>> Start Supplied records
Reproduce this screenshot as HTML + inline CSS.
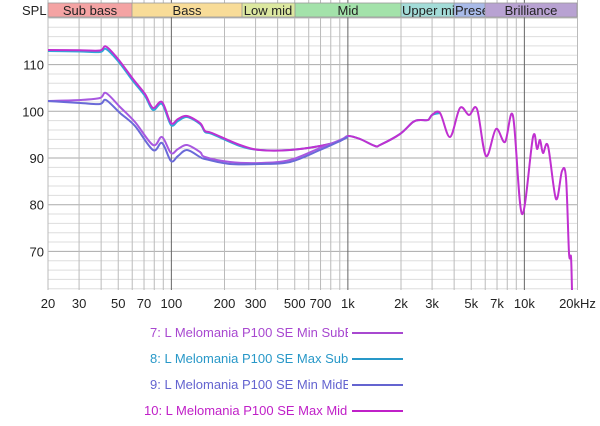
<!DOCTYPE html>
<html><head><meta charset="utf-8"><style>
body{margin:0;background:#fff;width:600px;height:426px;overflow:hidden;font-family:"Liberation Sans",sans-serif;}
svg{display:block}
</style></head><body>
<svg id="s" width="600" height="426" xmlns="http://www.w3.org/2000/svg" font-family="Liberation Sans, sans-serif">
<g id="grid"></g>
<g font-size="13" fill="#222">
<text x="22" y="15">SPL</text>
<rect x="48" y="3" width="84" height="14" fill="#f4a3a3"/>
<rect x="132" y="3" width="110" height="14" fill="#f8dc98"/>
<rect x="242" y="3" width="53" height="14" fill="#dce8a0"/>
<rect x="295" y="3" width="106" height="14" fill="#a3e2aa"/>
<rect x="401" y="3" width="53" height="14" fill="#a3dcd8"/>
<rect x="454" y="3" width="31" height="14" fill="#a8bae8"/>
<rect x="485" y="3" width="92" height="14" fill="#b8a2d2"/>
<g stroke="#999" stroke-width="0.8" fill="none"><rect x="48" y="3" width="529" height="14"/>
<line x1="132" y1="3" x2="132" y2="17"/><line x1="242" y1="3" x2="242" y2="17"/><line x1="295" y1="3" x2="295" y2="17"/><line x1="401" y1="3" x2="401" y2="17"/><line x1="454" y1="3" x2="454" y2="17"/><line x1="485" y1="3" x2="485" y2="17"/></g>
<text x="90" y="15" text-anchor="middle">Sub bass</text>
<text x="187" y="15" text-anchor="middle">Bass</text>
<text x="268" y="15" text-anchor="middle">Low mid</text>
<text x="348" y="15" text-anchor="middle">Mid</text>
<svg x="401" y="3" width="53" height="14" overflow="hidden"><text x="1" y="12">Upper mid</text></svg>
<svg x="454" y="3" width="31" height="14" overflow="hidden"><text x="1" y="12">Presence</text></svg>
<text x="531" y="15" text-anchor="middle">Brilliance</text>
</g>
<g id="curves" fill="none" stroke-width="2" stroke-linejoin="round"></g>
<svg x="100" y="322" width="248" height="100" overflow="hidden" font-size="13">
<text x="50" y="15" fill="#a848d0">7: L Melomania P100 SE Min SubBass</text>
<text x="50" y="41" fill="#2898c8">8: L Melomania P100 SE Max SubBass</text>
<text x="50" y="67" fill="#6464d0">9: L Melomania P100 SE Min MidBass</text>
<text x="44" y="93" fill="#c020c8">10: L Melomania P100 SE Max MidBass</text>
</svg>
<g stroke-width="2">
<line x1="352" y1="333" x2="403" y2="333" stroke="#a848d0"/>
<line x1="352" y1="359" x2="403" y2="359" stroke="#2898c8"/>
<line x1="352" y1="385" x2="403" y2="385" stroke="#6464d0"/>
<line x1="352" y1="411" x2="403" y2="411" stroke="#c020c8"/>
</g>
</svg>
<script>
var g=document.getElementById('grid'),h='';
function X(f){return 48+176.5*Math.log10(f/20);}
function Y(v){return 111.3-(v-100)*4.67;}
var top=19,bot=290;
for(var v=62;v<=120;v+=2){var y=Y(v);h+='<line x1="48" x2="577" y1="'+y+'" y2="'+y+'" stroke="'+(v%10==0?'#aaa':'#ddd')+'" stroke-width="1"/>';}
var fs=[20,30,40,50,60,70,80,90,100,200,300,400,500,600,700,800,900,1000,2000,3000,4000,5000,6000,7000,8000,9000,10000,20000];
fs.forEach(function(f){var x=X(f);var d=(f==100||f==1000||f==10000);h+='<line y1="'+top+'" y2="'+bot+'" x1="'+x+'" x2="'+x+'" stroke="'+(d?'#666':'#bbb')+'" stroke-width="1"/>';});
h+='<rect x="48" y="'+top+'" width="529" height="'+(bot-top)+'" fill="none" stroke="#bbb"/>';
[110,100,90,80,70].forEach(function(a){h+='<text x="44" y="'+(Y(a)+5)+'" text-anchor="end" font-size="13" fill="#222">'+a+'</text>';});
[[20,'20'],[30,'30'],[50,'50'],[70,'70'],[100,'100'],[200,'200'],[300,'300'],[500,'500'],[700,'700'],[1000,'1k'],[2000,'2k'],[3000,'3k'],[5000,'5k'],[7000,'7k'],[10000,'10k'],[20000,'20kHz']].forEach(function(a){h+='<text x="'+X(a[0])+'" y="308" text-anchor="middle" font-size="13" fill="#222">'+a[1]+'</text>';});
g.innerHTML=h;
function cr(s){var p=s.trim().split(/\s+/).map(function(q){return q.split(',').map(Number);});
var d='M'+p[0][0]+','+p[0][1];
for(var i=0;i<p.length-1;i++){var p0=p[i-1]||p[i],p1=p[i],p2=p[i+1],p3=p[i+2]||p2;
var c1=[p1[0]+(p2[0]-p0[0])/6,p1[1]+(p2[1]-p0[1])/6],c2=[p2[0]-(p3[0]-p1[0])/6,p2[1]-(p3[1]-p1[1])/6];
d+=' C'+c1[0].toFixed(1)+','+c1[1].toFixed(1)+' '+c2[0].toFixed(1)+','+c2[1].toFixed(1)+' '+p2[0]+','+p2[1];}
return d;}
var C=[
['#30a8d8','48,51 80,51.5 100,52 106,49 118,61 133,81 145,96 153,110 162,104 171,125 178,121 187,117 200,124 205,132 212,134 240,146 260,150 290,150 320,146 340,141 348,136 360,139 375,146 380,145 400,134 413,122 420,120 428,120 432,115 440,113'],
['#c030d0','48,50 80,50.3 100,50.5 106,46.5 118,59 133,79 145,94 153,108 162,102 171,123 178,119 187,116 200,123 205,131 212,133 240,145 260,150 290,150 320,146 340,141 348,136 360,139 375,146 380,145 400,134 413,122 420,120 428,120 432,115 440,113 450,137 460,108 469,115 477,109 486,156 496,129 505,142 513,116 522,214 533,137 537,149 540,140 543,153 548,146 556,199 562,171 566,178 569,253 571,257 572,290'],
['#a858e0','48,101 80,100 100,98 106,93 120,107 135,122 153,145 162,137 171,153 178,149 187,145 200,152 205,157 230,162 260,163 290,160 320,148 340,140 348,136'],
['#6a6ad8','48,101 80,103 100,104 106,100 120,113 135,126 153,150 162,143 171,161 178,156 187,150 200,157 205,159 230,164 260,164 290,162 320,150 340,141 348,137']];
var ch='';C.forEach(function(c){ch+='<path stroke="'+c[0]+'" d="'+cr(c[1])+'"/>';});
document.getElementById('curves').innerHTML=ch;
</script>
</body></html>
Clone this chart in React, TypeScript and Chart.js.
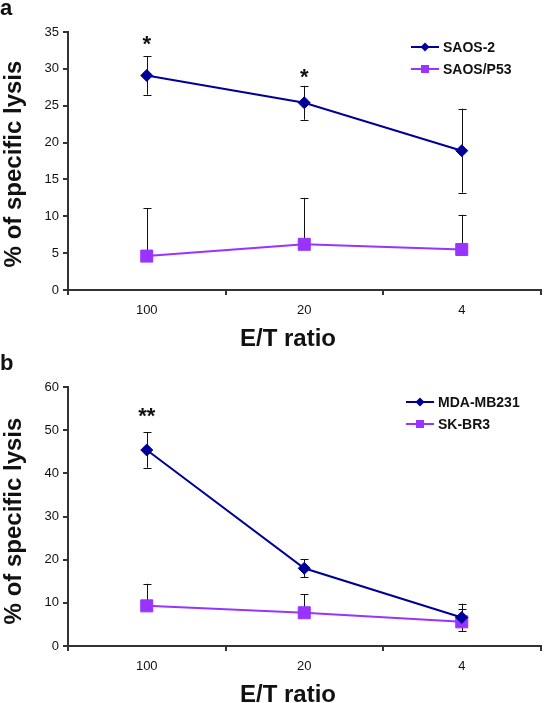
>> End Supplied records
• _What the task requires_
Copy every entry exactly as written. Pictures are excluded.

• _Output_
Reproduce this screenshot as HTML + inline CSS.
<!DOCTYPE html>
<html><head><meta charset="utf-8"><style>
body{margin:0;background:#fff;width:600px;height:426px;overflow:hidden;font-family:"Liberation Sans",sans-serif;}
svg{display:block}
</style></head><body>
<svg id="s" width="600" height="426" xmlns="http://www.w3.org/2000/svg" font-family="Liberation Sans, sans-serif">
<g id="grid"></g>
<g font-size="13" fill="#222">
<text x="22" y="15">SPL</text>
<rect x="48" y="3" width="84" height="14" fill="#f4a3a3"/>
<rect x="132" y="3" width="110" height="14" fill="#f8dc98"/>
<rect x="242" y="3" width="53" height="14" fill="#dce8a0"/>
<rect x="295" y="3" width="106" height="14" fill="#a3e2aa"/>
<rect x="401" y="3" width="53" height="14" fill="#a3dcd8"/>
<rect x="454" y="3" width="31" height="14" fill="#a8bae8"/>
<rect x="485" y="3" width="92" height="14" fill="#b8a2d2"/>
<g stroke="#999" stroke-width="0.8" fill="none"><rect x="48" y="3" width="529" height="14"/>
<line x1="132" y1="3" x2="132" y2="17"/><line x1="242" y1="3" x2="242" y2="17"/><line x1="295" y1="3" x2="295" y2="17"/><line x1="401" y1="3" x2="401" y2="17"/><line x1="454" y1="3" x2="454" y2="17"/><line x1="485" y1="3" x2="485" y2="17"/></g>
<text x="90" y="15" text-anchor="middle">Sub bass</text>
<text x="187" y="15" text-anchor="middle">Bass</text>
<text x="268" y="15" text-anchor="middle">Low mid</text>
<text x="348" y="15" text-anchor="middle">Mid</text>
<svg x="401" y="3" width="53" height="14" overflow="hidden"><text x="1" y="12">Upper mid</text></svg>
<svg x="454" y="3" width="31" height="14" overflow="hidden"><text x="1" y="12">Presence</text></svg>
<text x="531" y="15" text-anchor="middle">Brilliance</text>
</g>
<g id="curves" fill="none" stroke-width="2" stroke-linejoin="round"></g>
<svg x="100" y="322" width="248" height="100" overflow="hidden" font-size="13">
<text x="50" y="15" fill="#a848d0">7: L Melomania P100 SE Min SubBass</text>
<text x="50" y="41" fill="#2898c8">8: L Melomania P100 SE Max SubBass</text>
<text x="50" y="67" fill="#6464d0">9: L Melomania P100 SE Min MidBass</text>
<text x="44" y="93" fill="#c020c8">10: L Melomania P100 SE Max MidBass</text>
</svg>
<g stroke-width="2">
<line x1="352" y1="333" x2="403" y2="333" stroke="#a848d0"/>
<line x1="352" y1="359" x2="403" y2="359" stroke="#2898c8"/>
<line x1="352" y1="385" x2="403" y2="385" stroke="#6464d0"/>
<line x1="352" y1="411" x2="403" y2="411" stroke="#c020c8"/>
</g>
</svg>
<script>
var g=document.getElementById('grid'),h='';
function X(f){return 48+176.5*Math.log10(f/20);}
function Y(v){return 111.3-(v-100)*4.67;}
var top=19,bot=290;
for(var v=62;v<=120;v+=2){var y=Y(v);h+='<line x1="48" x2="577" y1="'+y+'" y2="'+y+'" stroke="'+(v%10==0?'#aaa':'#ddd')+'" stroke-width="1"/>';}
var fs=[20,30,40,50,60,70,80,90,100,200,300,400,500,600,700,800,900,1000,2000,3000,4000,5000,6000,7000,8000,9000,10000,20000];
fs.forEach(function(f){var x=X(f);var d=(f==100||f==1000||f==10000);h+='<line y1="'+top+'" y2="'+bot+'" x1="'+x+'" x2="'+x+'" stroke="'+(d?'#666':'#bbb')+'" stroke-width="1"/>';});
h+='<rect x="48" y="'+top+'" width="529" height="'+(bot-top)+'" fill="none" stroke="#bbb"/>';
[110,100,90,80,70].forEach(function(a){h+='<text x="44" y="'+(Y(a)+5)+'" text-anchor="end" font-size="13" fill="#222">'+a+'</text>';});
[[20,'20'],[30,'30'],[50,'50'],[70,'70'],[100,'100'],[200,'200'],[300,'300'],[500,'500'],[700,'700'],[1000,'1k'],[2000,'2k'],[3000,'3k'],[5000,'5k'],[7000,'7k'],[10000,'10k'],[20000,'20kHz']].forEach(function(a){h+='<text x="'+X(a[0])+'" y="308" text-anchor="middle" font-size="13" fill="#222">'+a[1]+'</text>';});
g.innerHTML=h;
function cr(s){var p=s.trim().split(/\s+/).map(function(q){return q.split(',').map(Number);});
var d='M'+p[0][0]+','+p[0][1];
for(var i=0;i<p.length-1;i++){var p0=p[i-1]||p[i],p1=p[i],p2=p[i+1],p3=p[i+2]||p2;
var c1=[p1[0]+(p2[0]-p0[0])/6,p1[1]+(p2[1]-p0[1])/6],c2=[p2[0]-(p3[0]-p1[0])/6,p2[1]-(p3[1]-p1[1])/6];
d+=' C'+c1[0].toFixed(1)+','+c1[1].toFixed(1)+' '+c2[0].toFixed(1)+','+c2[1].toFixed(1)+' '+p2[0]+','+p2[1];}
return d;}
var C=[
['#30a8d8','48,51 80,51.5 100,52 106,49 118,61 133,81 145,96 153,110 162,104 171,125 178,121 187,117 200,124 205,132 212,134 240,146 260,150 290,150 320,146 340,141 348,136 360,139 375,146 380,145 400,134 413,122 420,120 428,120 432,115 440,113'],
['#c030d0','48,50 80,50.3 100,50.5 106,46.5 118,59 133,79 145,94 153,108 162,102 171,123 178,119 187,116 200,123 205,131 212,133 240,145 260,150 290,150 320,146 340,141 348,136 360,139 375,146 380,145 400,134 413,122 420,120 428,120 432,115 440,113 450,137 460,108 469,115 477,109 486,156 496,129 505,142 513,116 522,214 533,137 537,149 540,140 543,153 548,146 556,199 562,171 566,178 569,253 571,257 572,290'],
['#a858e0','48,101 80,100 100,98 106,93 120,107 135,122 153,145 162,137 171,153 178,149 187,145 200,152 205,157 230,162 260,163 290,160 320,148 340,140 348,136'],
['#6a6ad8','48,101 80,103 100,104 106,100 120,113 135,126 153,150 162,143 171,161 178,156 187,150 200,157 205,159 230,164 260,164 290,162 320,150 340,141 348,137']];
var ch='';C.forEach(function(c){ch+='<path stroke="'+c[0]+'" d="'+cr(c[1])+'"/>';});
document.getElementById('curves').innerHTML=ch;
</script>
</body></html>
Clone this chart in React, TypeScript and Chart.js.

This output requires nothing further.